Although the use of citrate for regional anticoagulation has been shown to be superior to heparin (4), it often complicates CRRT. A small number of regional citrate anticoagulation protocols offer high solute clearance but also require several customized solutions (5, 6, 7, 8, 9, 10). Customization of solutions, with subsequent adjustments based on or determined by patient clinical status, expends pharmacy resources in preparing the solutions and increases the risk of error in the preparation of the solutions and their administration (11). This customization of solutions can vary not only between individual patients, but can vary as to the same patient based on that patient's changing clinical status. In addition, if a patient's clinical status changes over the course of treatment, previously prepared solutions may have to be discarded, thereby increasing the costs of treatment. In 2004, two patients receiving CRRT died after potassium chloride, rather than sodium chloride, was mistakenly added to a custom-made dialysate (12, 13). As the FDA does not presently require batch testing for quality control, potentially hazardous CRRT solution errors may be unrecognized. In a recent international survey on the management of critically ill ARF patients, the greatest concerns with CRRT included anticoagulation, dialyzer clotting, nursing workload, lack of standards, and cost (3).

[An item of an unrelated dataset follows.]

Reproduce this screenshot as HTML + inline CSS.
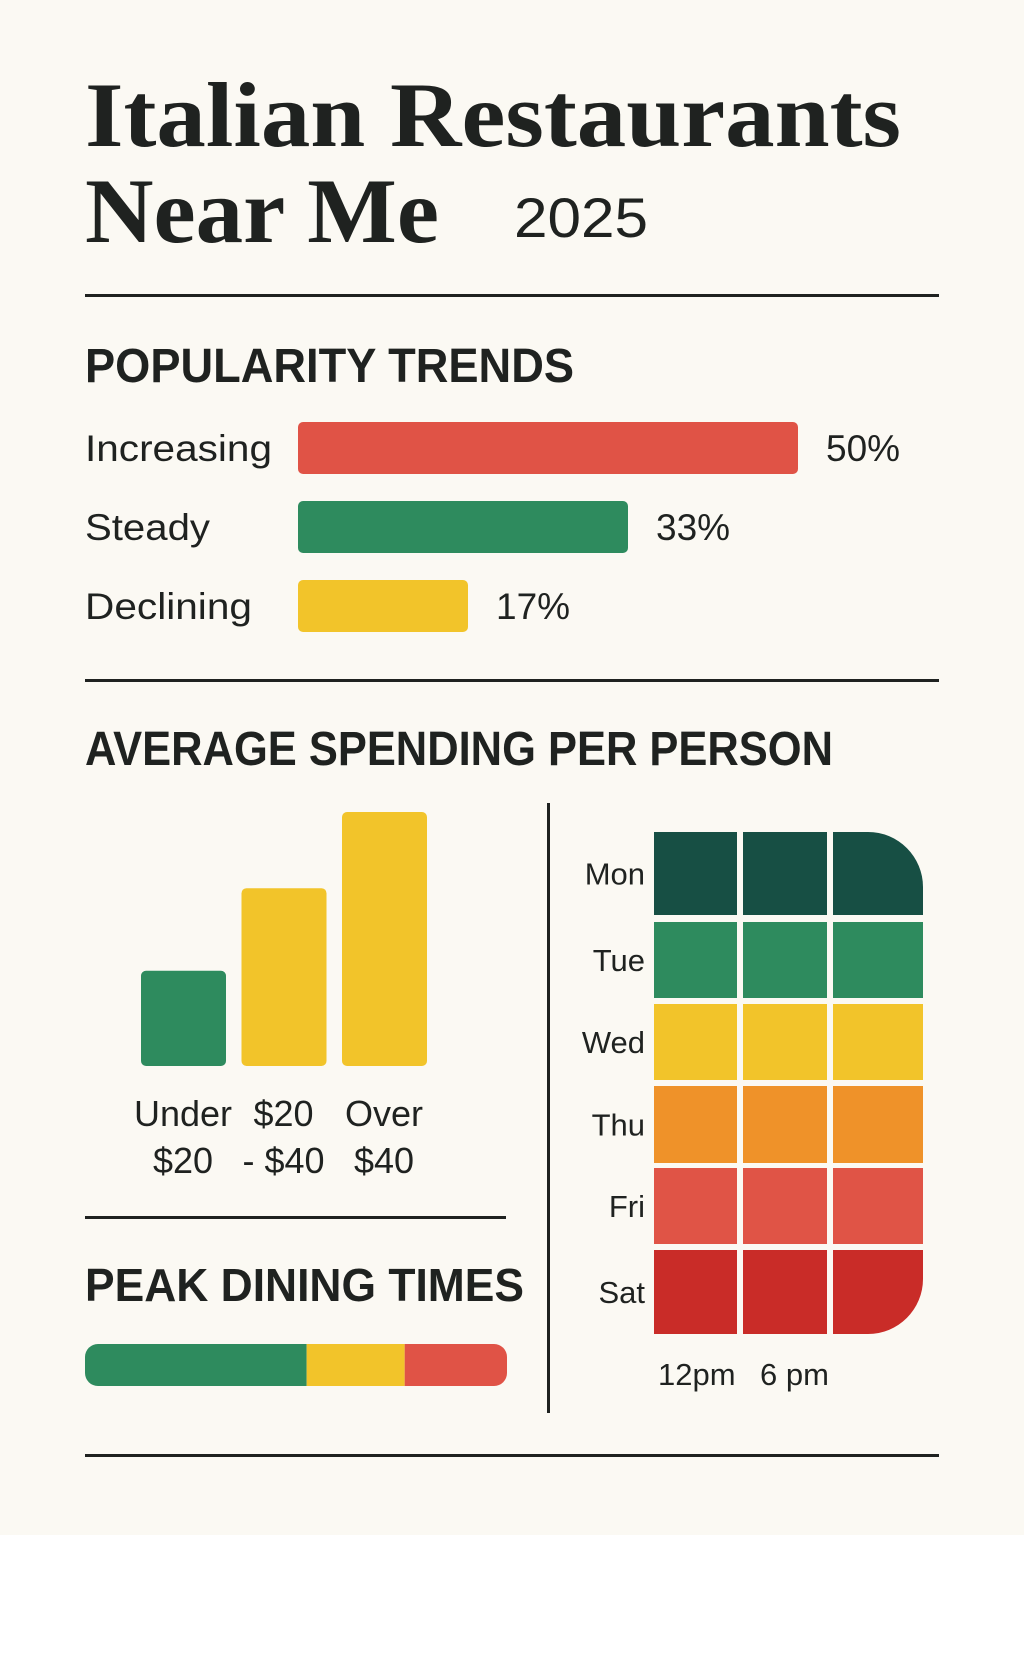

The ideal CRRT protocol should provide volume control, metabolic (acid-base and electrolyte) control, and adequate solute clearance, without significant complications related to bleeding or clotting and should be versatile to allow for independent adjustment of the above parameters. Furthermore, the CRRT protocol should use standardized solutions and should not require more than two or three different types of solutions in order to minimize the strain on the compounding pharmacy and healthcare providers. Finally, the CRRT should ideally run with little or no interruption.

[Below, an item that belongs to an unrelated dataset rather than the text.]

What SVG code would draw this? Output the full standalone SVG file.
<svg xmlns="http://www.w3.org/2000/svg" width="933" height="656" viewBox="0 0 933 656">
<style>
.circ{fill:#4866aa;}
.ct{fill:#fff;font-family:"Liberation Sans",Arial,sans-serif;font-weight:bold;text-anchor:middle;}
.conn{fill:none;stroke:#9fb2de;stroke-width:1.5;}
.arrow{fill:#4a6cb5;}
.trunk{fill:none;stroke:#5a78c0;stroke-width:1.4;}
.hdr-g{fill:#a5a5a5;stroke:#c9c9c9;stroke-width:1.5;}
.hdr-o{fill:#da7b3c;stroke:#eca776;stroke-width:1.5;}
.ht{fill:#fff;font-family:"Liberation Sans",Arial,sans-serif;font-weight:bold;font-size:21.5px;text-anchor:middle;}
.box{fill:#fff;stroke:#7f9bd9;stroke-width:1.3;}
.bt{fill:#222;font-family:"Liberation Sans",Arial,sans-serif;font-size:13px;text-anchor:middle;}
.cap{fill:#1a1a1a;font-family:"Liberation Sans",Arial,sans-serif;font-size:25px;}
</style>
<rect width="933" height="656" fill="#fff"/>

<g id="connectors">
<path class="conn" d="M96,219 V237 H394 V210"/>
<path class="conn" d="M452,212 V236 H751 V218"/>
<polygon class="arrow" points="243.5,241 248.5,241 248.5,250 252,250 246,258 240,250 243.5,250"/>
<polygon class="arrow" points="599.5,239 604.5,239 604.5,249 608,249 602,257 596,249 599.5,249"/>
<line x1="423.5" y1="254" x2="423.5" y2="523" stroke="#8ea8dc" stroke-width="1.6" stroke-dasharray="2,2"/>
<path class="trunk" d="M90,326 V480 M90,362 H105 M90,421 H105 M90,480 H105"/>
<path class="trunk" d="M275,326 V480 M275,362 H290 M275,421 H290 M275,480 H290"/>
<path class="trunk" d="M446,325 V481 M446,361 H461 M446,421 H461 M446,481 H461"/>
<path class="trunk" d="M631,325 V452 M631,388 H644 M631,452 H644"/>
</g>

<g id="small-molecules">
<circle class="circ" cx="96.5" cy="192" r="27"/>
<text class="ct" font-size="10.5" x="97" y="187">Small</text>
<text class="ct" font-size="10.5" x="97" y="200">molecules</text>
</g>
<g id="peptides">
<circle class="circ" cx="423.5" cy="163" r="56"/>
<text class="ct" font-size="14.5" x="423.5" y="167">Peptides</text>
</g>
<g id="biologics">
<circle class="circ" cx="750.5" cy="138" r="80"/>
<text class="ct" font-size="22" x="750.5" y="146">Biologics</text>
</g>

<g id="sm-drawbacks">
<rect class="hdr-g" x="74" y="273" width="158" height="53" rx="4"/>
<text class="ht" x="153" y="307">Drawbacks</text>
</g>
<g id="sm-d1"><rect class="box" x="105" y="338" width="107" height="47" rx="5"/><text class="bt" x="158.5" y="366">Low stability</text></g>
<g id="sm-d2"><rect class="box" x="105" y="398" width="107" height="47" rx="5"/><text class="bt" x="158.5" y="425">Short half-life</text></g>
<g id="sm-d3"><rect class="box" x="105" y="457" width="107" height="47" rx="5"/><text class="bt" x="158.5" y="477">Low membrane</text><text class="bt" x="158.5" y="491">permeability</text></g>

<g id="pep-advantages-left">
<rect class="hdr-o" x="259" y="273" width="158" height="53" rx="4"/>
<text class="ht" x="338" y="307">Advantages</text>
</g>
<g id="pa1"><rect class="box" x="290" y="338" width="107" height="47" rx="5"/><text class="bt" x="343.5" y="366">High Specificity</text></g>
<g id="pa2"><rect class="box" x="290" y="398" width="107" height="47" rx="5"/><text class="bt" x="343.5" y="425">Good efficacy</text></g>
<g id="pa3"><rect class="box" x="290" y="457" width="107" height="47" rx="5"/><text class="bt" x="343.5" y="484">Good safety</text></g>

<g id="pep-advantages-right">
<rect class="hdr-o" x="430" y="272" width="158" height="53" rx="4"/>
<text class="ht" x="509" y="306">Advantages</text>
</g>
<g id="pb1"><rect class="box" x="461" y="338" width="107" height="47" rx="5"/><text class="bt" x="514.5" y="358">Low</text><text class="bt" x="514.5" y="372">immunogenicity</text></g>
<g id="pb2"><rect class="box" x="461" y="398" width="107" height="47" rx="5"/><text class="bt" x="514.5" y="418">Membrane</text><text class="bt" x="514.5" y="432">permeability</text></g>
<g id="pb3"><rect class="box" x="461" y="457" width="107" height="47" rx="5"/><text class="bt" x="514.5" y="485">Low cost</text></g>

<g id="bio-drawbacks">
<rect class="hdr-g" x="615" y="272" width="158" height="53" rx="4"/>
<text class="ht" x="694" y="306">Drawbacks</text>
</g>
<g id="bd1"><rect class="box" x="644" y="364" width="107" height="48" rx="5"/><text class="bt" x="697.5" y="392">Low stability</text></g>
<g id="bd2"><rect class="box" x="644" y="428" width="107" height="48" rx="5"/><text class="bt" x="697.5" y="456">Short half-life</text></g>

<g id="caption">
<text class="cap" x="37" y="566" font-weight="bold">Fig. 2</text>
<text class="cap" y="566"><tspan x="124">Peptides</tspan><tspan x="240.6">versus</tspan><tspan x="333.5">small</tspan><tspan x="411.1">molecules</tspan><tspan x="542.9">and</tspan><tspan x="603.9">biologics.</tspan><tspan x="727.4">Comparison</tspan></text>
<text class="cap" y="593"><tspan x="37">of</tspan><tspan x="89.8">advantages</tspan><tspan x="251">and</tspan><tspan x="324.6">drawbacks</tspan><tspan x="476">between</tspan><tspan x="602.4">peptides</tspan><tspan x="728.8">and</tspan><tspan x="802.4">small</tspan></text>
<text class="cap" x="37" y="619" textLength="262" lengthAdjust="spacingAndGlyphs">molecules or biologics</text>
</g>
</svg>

The present disclosure provides novel solutions for use with CRRT. In one embodiment, the CRRT protocol is a continuous venovenous hemodiafiltration (CVVHDF) method. CVVHDF provides both diffusive and convective solute clearance and easily maintains a filtration fraction<20% at low blood flow rates and high effluent rates, thereby decreasing the likelihood of filter clotting (14). The present disclosure also provides a simplified set of CRRT solutions for use in CRRT.

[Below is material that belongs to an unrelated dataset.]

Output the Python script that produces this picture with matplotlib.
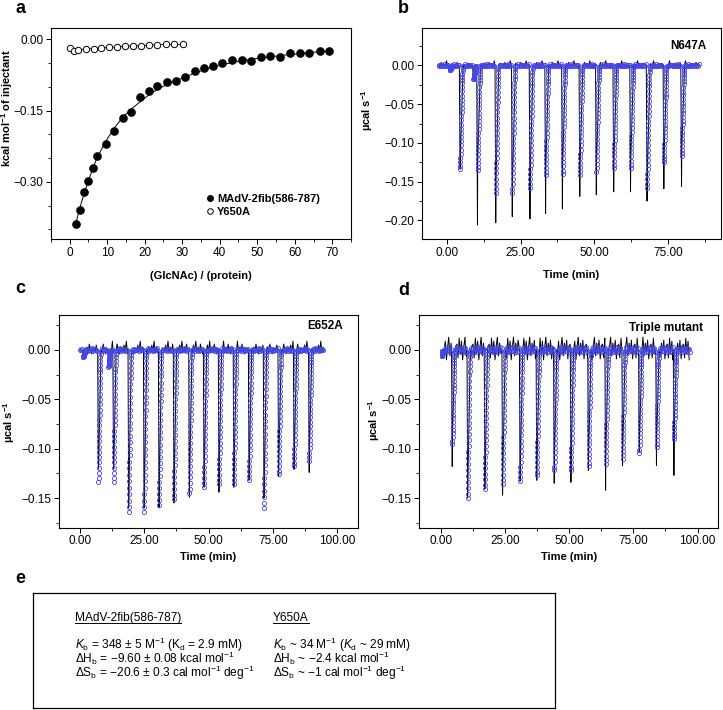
import numpy as np
import matplotlib
matplotlib.use('Agg')
import matplotlib.pyplot as plt
from matplotlib import font_manager
from matplotlib.ticker import MultipleLocator, FuncFormatter

# ---------------- data ----------------
# a: integrated heats vs molar ratio
ratio_wt = [1.6, 2.65, 3.8, 4.95, 6.1, 7.25, 9.55, 11.85, 14.1, 16.4, 18.8, 21.1, 23.4, 25.9, 28.3, 30.8,
            33.3, 35.8, 38.3, 40.7, 43.3, 45.8, 48.3, 50.9, 53.5, 56.0, 58.7, 61.3, 63.8, 66.6, 69.2]
heat_wt = [-0.388, -0.358, -0.322, -0.299, -0.271, -0.245, -0.220, -0.193, -0.166, -0.153, -0.122,
           -0.108, -0.099, -0.090, -0.087, -0.079, -0.067, -0.060, -0.055, -0.050, -0.044,
           -0.044, -0.045, -0.038, -0.035, -0.038, -0.028, -0.029, -0.029, -0.024, -0.024]
fit_wt = [-0.388, -0.356, -0.325, -0.298, -0.273, -0.250, -0.215, -0.187, -0.164, -0.147, -0.131,
          -0.117, -0.105, -0.095, -0.087, -0.079, -0.071, -0.064, -0.058, -0.053, -0.049,
          -0.045, -0.042, -0.039, -0.037, -0.034, -0.032, -0.030, -0.028, -0.026, -0.025]
ratio_y650a = [0.0, 1.24, 2.1, 4.4, 6.4, 8.4, 10.5, 12.6, 14.7, 16.8, 18.9, 21.1, 23.4, 25.7, 27.9, 30.2]
heat_y650a = [-0.019, -0.024, -0.022, -0.020, -0.0196, -0.018, -0.0168, -0.016, -0.0147, -0.014,
              -0.0133, -0.012, -0.011, -0.0105, -0.0105, -0.0105]

# b: N647A raw thermogram
inj_b = [4.5, 10.4, 16.6, 22.2, 28.2, 33.5, 39.2, 45.1, 50.7, 56.6, 62.3, 67.9, 73.6, 79.6]
fit_b = [-0.134, -0.135, -0.164, -0.164, -0.158, -0.142, -0.140, -0.141, -0.137, -0.132, -0.132, -0.158, -0.125, -0.117]
raw_b = [-0.134, -0.206, -0.203, -0.195, -0.198, -0.191, -0.185, -0.169, -0.167, -0.163, -0.163, -0.175, -0.159, -0.156]
dip_t_b = [1.0, 9.0]
dip_d_b = [-0.006, -0.018]
wiggle_b = [0.001, -0.002, 0.004, -0.001, 0.002, -0.003, 0.006, -0.001, 0.001, -0.004, 0.003, 0.0]

# c: E652A raw thermogram
inj_c = [7.1, 13.0, 18.9, 24.9, 30.7, 36.5, 42.5, 48.2, 54.0, 59.8, 65.7, 71.5, 77.2, 83.2, 89.1]
fit_c = [-0.134, -0.134, -0.164, -0.164, -0.157, -0.151, -0.145, -0.139, -0.136, -0.136, -0.132, -0.160, -0.126, -0.118, -0.112]
raw_c = [-0.118, -0.115, -0.160, -0.160, -0.160, -0.155, -0.149, -0.139, -0.144, -0.139, -0.132, -0.150, -0.128, -0.121, -0.124]
dip_t_c = [1.2, 11.0]
dip_d_c = [-0.007, -0.017]
wiggle_c = [0.002, -0.002, 0.005, -0.001, 0.009, -0.003, 0.003, -0.002, 0.006, 0.0, -0.004, 0.002]

# d: triple mutant raw thermogram
inj_d = [4.5, 10.5, 17.2, 24.1, 30.9, 37.4, 44.2, 50.7, 57.5, 64.2, 70.8, 77.3, 84.0, 90.8]
fit_d = [-0.095, -0.150, -0.141, -0.136, -0.133, -0.127, -0.122, -0.122, -0.118, -0.115, -0.110, -0.104, -0.098, -0.090]
raw_d = [-0.118, -0.150, -0.141, -0.147, -0.133, -0.132, -0.135, -0.134, -0.122, -0.142, -0.117, -0.104, -0.117, -0.127]
dip_t_d = [0.3]
dip_d_d = [-0.006]
wiggle_d = [0.006, -0.008, 0.012, -0.004, 0.009, -0.010, 0.003, 0.013, -0.006, 0.007, -0.003, 0.010, -0.009, 0.004]

# shape of one fitted injection peak (fraction of peak depth, sample by sample)
peak_profile = [1.00, 0.97, 0.93, 0.89, 0.85, 0.81, 0.77, 0.73, 0.69, 0.65, 0.61, 0.57, 0.53, 0.49,
                0.45, 0.41, 0.37, 0.33, 0.29, 0.25, 0.21, 0.17, 0.14, 0.11, 0.08, 0.05, 0.03, 0.01]

# e: thermodynamic parameters
head1 = "MAdV-2fib(586-787)"
body1 = [r"$K_\mathrm{b}$ = 348 ± 5 M$^{-1}$ (K$_\mathrm{d}$ = 2.9 mM)",
         r"ΔH$_\mathrm{b}$ = −9.60 ± 0.08 kcal mol$^{-1}$",
         r"ΔS$_\mathrm{b}$ = −20.6 ± 0.3 cal mol$^{-1}$ deg$^{-1}$"]
head2 = "Y650A"
body2 = [r"$K_\mathrm{b}$ ~ 34 M$^{-1}$ ($K_\mathrm{d}$ ~ 29 mM)",
         r"ΔH$_\mathrm{b}$ ~ −2.4 kcal mol$^{-1}$",
         r"ΔS$_\mathrm{b}$ ~ −1 cal mol$^{-1}$ deg$^{-1}$"]

# ---------------- style ----------------
installed = {f.name for f in font_manager.fontManager.ttflist}
narrow = 'Liberation Sans Narrow' if 'Liberation Sans Narrow' in installed else 'Liberation Sans'
box_size = 9.5 if narrow == 'Liberation Sans Narrow' else 8.6
plt.rcParams['font.family'] = ['Liberation Sans', 'DejaVu Sans']
plt.rcParams['mathtext.fontset'] = 'custom'
plt.rcParams['mathtext.rm'] = narrow
plt.rcParams['mathtext.it'] = narrow + ':italic'
plt.rcParams['mathtext.bf'] = narrow + ':bold'

BLUE = '#4646e6'


def fmt2(v, _):
    if abs(v) < 1e-9:
        return '0.00'
    return f'{v:.2f}'.replace('-', '\u2212')


def style_axes(ax):
    for s in ax.spines.values():
        s.set_linewidth(0.8)
    ax.tick_params(which='both', direction='out', top=False, right=False, labelsize=8.5, pad=2)
    ax.tick_params(which='major', length=3.5, width=0.7)
    ax.tick_params(which='minor', length=2, width=0.6)
    ax.yaxis.set_major_formatter(FuncFormatter(fmt2))


def draw_itc(ax, t_start, t_end, inj, fit, raw, dip_t, dip_d, wiggle):
    times = list(inj) + list(dip_t)
    fits = list(fit) + list(dip_d)
    raws = list(raw) + list(dip_d)
    windows = [(t - 0.3, t + 1.1) for t in times]

    def outside(x):
        return not any(a <= x <= b for a, b in windows)

    # raw (black) trace
    grid = np.arange(t_start, t_end, 0.45)
    wig = np.resize(wiggle, len(grid))
    pts = [(x, y) for x, y in zip(grid, wig) if outside(x)]
    for t, fd, rd in zip(times, fits, raws):
        pts += [(t - 0.25, 0.0), (t, rd), (t + 0.1, fd * 0.9), (t + 1.05, 0.0)]
    pts.sort()
    xs, ys = zip(*pts)
    ax.plot(xs, ys, color='black', lw=0.7, zorder=2)

    # fitted points (blue circles)
    grid2 = np.arange(t_start, t_end, 0.3)
    wig2 = np.resize(np.array(wiggle) * 0.25, len(grid2))
    bx = [x for x in grid2 if outside(x)]
    by = [y for x, y in zip(grid2, wig2) if outside(x)]
    ax.plot(bx, by, ls='none', marker='o', ms=2.9, mec=BLUE, mfc='none', mew=0.6, zorder=3)
    px, py = [], []
    for t, d in zip(times, fits):
        for k, f in enumerate(peak_profile):
            px.append(t + 0.05 + k * 0.032)
            py.append(d * f)
    ax.plot(px, py, ls='none', marker='o', ms=3.0, mec=BLUE, mfc='none', mew=0.6, zorder=3)


fig = plt.figure(figsize=(7.23, 7.10), dpi=100)

# ---- a ----
ax_a = fig.add_axes([0.0705, 0.6634, 0.415, 0.2972])
ax_a.plot(ratio_wt, fit_wt, color='black', lw=0.7, zorder=2)
ax_a.plot(ratio_wt, heat_wt, ls='none', marker='o', ms=5.2, color='black',
          label='MAdV-2fib(586-787)', zorder=3)
ax_a.plot(ratio_y650a, heat_y650a, color='black', lw=0.6, marker='o', ms=4.6, mfc='white',
          mec='black', mew=0.7, label='Y650A', zorder=3)
ax_a.set_xlim(-5, 75)
ax_a.set_ylim(-0.42, 0.024)
ax_a.xaxis.set_major_locator(MultipleLocator(10))
ax_a.xaxis.set_minor_locator(MultipleLocator(5))
ax_a.yaxis.set_major_locator(MultipleLocator(0.15))
ax_a.yaxis.set_minor_locator(MultipleLocator(0.05))
style_axes(ax_a)
ax_a.set_xlabel('(GlcNAc) / (protein)', fontsize=8, fontweight='bold')
ax_a.set_ylabel('kcal mol$^{\\mathbf{-1}}$ of injectant', fontsize=8, fontweight='bold')
ax_a.xaxis.set_label_coords(0.5, -0.15)
ax_a.yaxis.set_label_coords(-0.121, 0.62)
leg = ax_a.legend(loc='upper left', bbox_to_anchor=(0.5, 0.24), frameon=False, borderpad=0,
                  handlelength=0.6, handletextpad=0.35, labelspacing=0.3,
                  prop={'size': 8, 'weight': 'bold'})
for h in leg.legend_handles:
    h.set_linestyle('none')
    h.set_markersize(4)

# ---- b ----
ax_b = fig.add_axes([0.5837, 0.6634, 0.4136, 0.2968])
draw_itc(ax_b, -2.8, 85.5, inj_b, fit_b, raw_b, dip_t_b, dip_d_b, wiggle_b)
ax_b.set_xlim(-8.4, 93)
ax_b.set_ylim(-0.224, 0.048)
ax_b.text(0.95, 0.915, 'N647A', transform=ax_b.transAxes, ha='right', va='center',
          fontsize=8.5, fontweight='bold')

# ---- c ----
ax_c = fig.add_axes([0.0812, 0.2568, 0.4144, 0.2996])
draw_itc(ax_c, 0.0, 94.6, inj_c, fit_c, raw_c, dip_t_c, dip_d_c, wiggle_c)
ax_c.set_xlim(-8.3, 108.2)
ax_c.set_ylim(-0.180, 0.0355)
ax_c.text(0.95, 0.95, 'E652A', transform=ax_c.transAxes, ha='right', va='center',
          fontsize=8.5, fontweight='bold')

# ---- d ----
ax_d = fig.add_axes([0.5800, 0.2568, 0.4136, 0.2996])
draw_itc(ax_d, 0.0, 97.0, inj_d, fit_d, raw_d, dip_t_d, dip_d_d, wiggle_d)
ax_d.set_xlim(-8.3, 108.1)
ax_d.set_ylim(-0.180, 0.0355)
ax_d.text(0.95, 0.94, 'Triple mutant', transform=ax_d.transAxes, ha='right', va='center',
          fontsize=8.5, fontweight='bold')

for ax, ylab_x, ylab_y, xlab_y in [(ax_b, -0.157, 0.611, -0.145),
                                   (ax_c, -0.140, 0.498, -0.115),
                                   (ax_d, -0.126, 0.507, -0.115)]:
    ax.xaxis.set_major_locator(MultipleLocator(25))
    ax.xaxis.set_minor_locator(MultipleLocator(12.5))
    ax.yaxis.set_major_locator(MultipleLocator(0.05))
    ax.yaxis.set_minor_locator(MultipleLocator(0.025))
    style_axes(ax)
    ax.xaxis.set_major_formatter(FuncFormatter(lambda v, _: f'{v:.2f}'))
    ax.set_xlabel('Time (min)', fontsize=8, fontweight='bold')
    ax.set_ylabel('µcal s$^{\\mathbf{-1}}$', fontsize=8, fontweight='bold')
    ax.xaxis.set_label_coords(0.5, xlab_y)
    ax.yaxis.set_label_coords(ylab_x, ylab_y)

# ---- e ----
ax_e = fig.add_axes([0.0456, 0.0028, 0.722, 0.1624])
ax_e.set_xticks([])
ax_e.set_yticks([])
for s in ax_e.spines.values():
    s.set_linewidth(0.9)
heads = []
for x0, head, body in [(0.0805, head1, body1), (0.46, head2, body2)]:
    heads.append(ax_e.text(x0, 0.757, head, transform=ax_e.transAxes, ha='left', va='baseline',
                           fontsize=box_size, family=[narrow, 'DejaVu Sans']))
    ax_e.text(x0, 0.625, '\n'.join(body), transform=ax_e.transAxes, ha='left', va='top',
              fontsize=box_size, family=[narrow, 'DejaVu Sans'], linespacing=0.7)

# underline the two headings
fig.canvas.draw()
inv = ax_e.transAxes.inverted()
for t in heads:
    bb = t.get_window_extent()
    (x_a, _), (x_b, _) = inv.transform([(bb.x0, bb.y0), (bb.x1, bb.y0)])
    ax_e.plot([x_a, x_b], [0.735, 0.735], color='black', lw=0.7, transform=ax_e.transAxes)

# panel letters
for letter, px, py in [('a', 15, 13), ('b', 398, 13), ('c', 15, 293), ('d', 398, 295), ('e', 15, 583)]:
    fig.text(px / 723, 1 - py / 710, letter, fontsize=13, fontweight='bold', va='baseline', ha='left')

fig.savefig('out.png', dpi=100)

Altering the composition of CRRT solutions for each patient proved to be costly, labor-intensive, and error-prone. As a result, we first devised a simplified citrate protocol using 2% trisodium citrate delivered as replacement fluid at 250 ml/hr (citrate 17.5 mmol/hr), with a standardized normal saline dialysate delivered at 1000 ml/hr (15). However, this method could not provide higher effluent rates without also causing severe metabolic complications.
In one embodiment, a bicarbonate-based dialysate and a dilute citrate solution used for both anticoagulation and replacement fluid are disclosed. The citrate solution provides adequate metabolic control, a high ultrafiltration rate, and effective regional anticoagulation without requiring customization based on the clinical status of an individual patient.